One of the things that hasn’t sorted itself out in the online video space is the value to an advertiser of the online video view. This depends on many things:
- What audience is watching the video? It’s hard to slice demographics yet since most sites don’t require that information when you register. A lot of marketers are treading lightly because they assume the viewing is done by wacky teens, but I think that’s a dangerous assumption.
- What is the typical “action rate” or “cost per click”? Ultimately did the person do anything after watching the video?
- Most consumer product good (CPG) companies like P&G are trying to brand. So they’ll be more interested in awareness/recall/perceptions of their brand after it’s appeared. I’ve used companies like Dynamic Logic to help determine this. For instance, Mentos probably doesn’t judge its campaigns on how many people bought Mentos online after seeing an ad. Rather they’re looking at “proxy” measures and ultimately whether sales go up in the period during and after a major campaign.
- One of the major drivers will be how many ad units can be sold against video views. If you’re iFilm you’re smashing viewers with pre-rolls, you can make a lot of money but you will probably scare away visitors in the long term. If you’re selling subtle text ads via Adsense you’re being very unobtrusive but probably making dirt.
Typical CPM (cost per thousand) for banner campaigns can range from the low of $5 (via such companies as Advertising.com that buys up random inventory) to $25 and even $50 for very niche upscale sites. It depends on the target audience (teens will be less expensive than physicians, for instance). Performance varies greatly- the cheapest CPM usually is not a very qualified target, so response rates drop.

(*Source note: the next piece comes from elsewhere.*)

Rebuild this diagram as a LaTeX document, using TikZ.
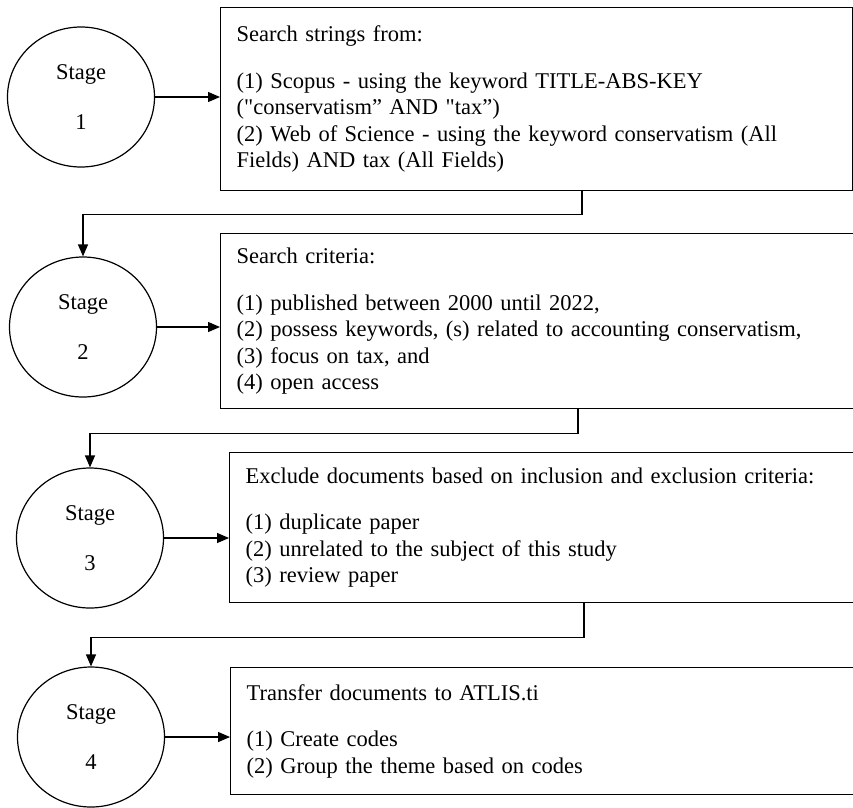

Since between 800-2500 are reading this blog a day, we can safely guess that some of you have more experience with online advertising than I. What’s your sense of the “value of a view” for ads around popular online video sites?
Recognize that the advertising income sources for an online video view can include:
- Ad frames at beginning or end
- Pre-roll ads
- Wrap-around banners
- Contextual ads
- Special sponsorships
- Eventually the videos might contain sponsored placement- just like Wayne’s World charges Dominos for the pizza box that appears in the flick, maybe Brookers will charge some cash to DietPepsi for having a bottle on her desk.
We can “back into” the current numbers with some rough data from Revver, recognizing that they sell no pre-rolls or banners around videos. It’s all about a single ad frame at the end of the video, and the money is driven on a “cost per click” basis (so the advertiser pays nothing for impressions). So all of those Mentos ads are getting the Mentos brand a nice deal if you look at it from a CPM perspective. It’s like my Google text ads. I pay nothing unless you click. So every ad your brain absorbs and you DON’T click is essentially free..
So Revver is being ultra conservative about advertising, and without having launched officially, it would appear that they’re making about 2 cents per view (1 for the content provider and 1 for themselves). Note- this is an estimate based on my experience, friends’ experiences, and the Eepy Bird success. I think the advertising market will drive that price up, but currently Revver is charging on a CPC (cost per click) basis… not by impressions. Other sites are pursuing content at a “guaranteed .05 cents per impression.” That’s less cash-per-view than Revver but not bad if they get your content more views than Revver can.
Most sites will get more aggressive than Revver by selling slightly more obtrusive ads, but they may not share as much. So maybe the content creator, over time, will eventually make between 1 and 5 cents per view? Sound right?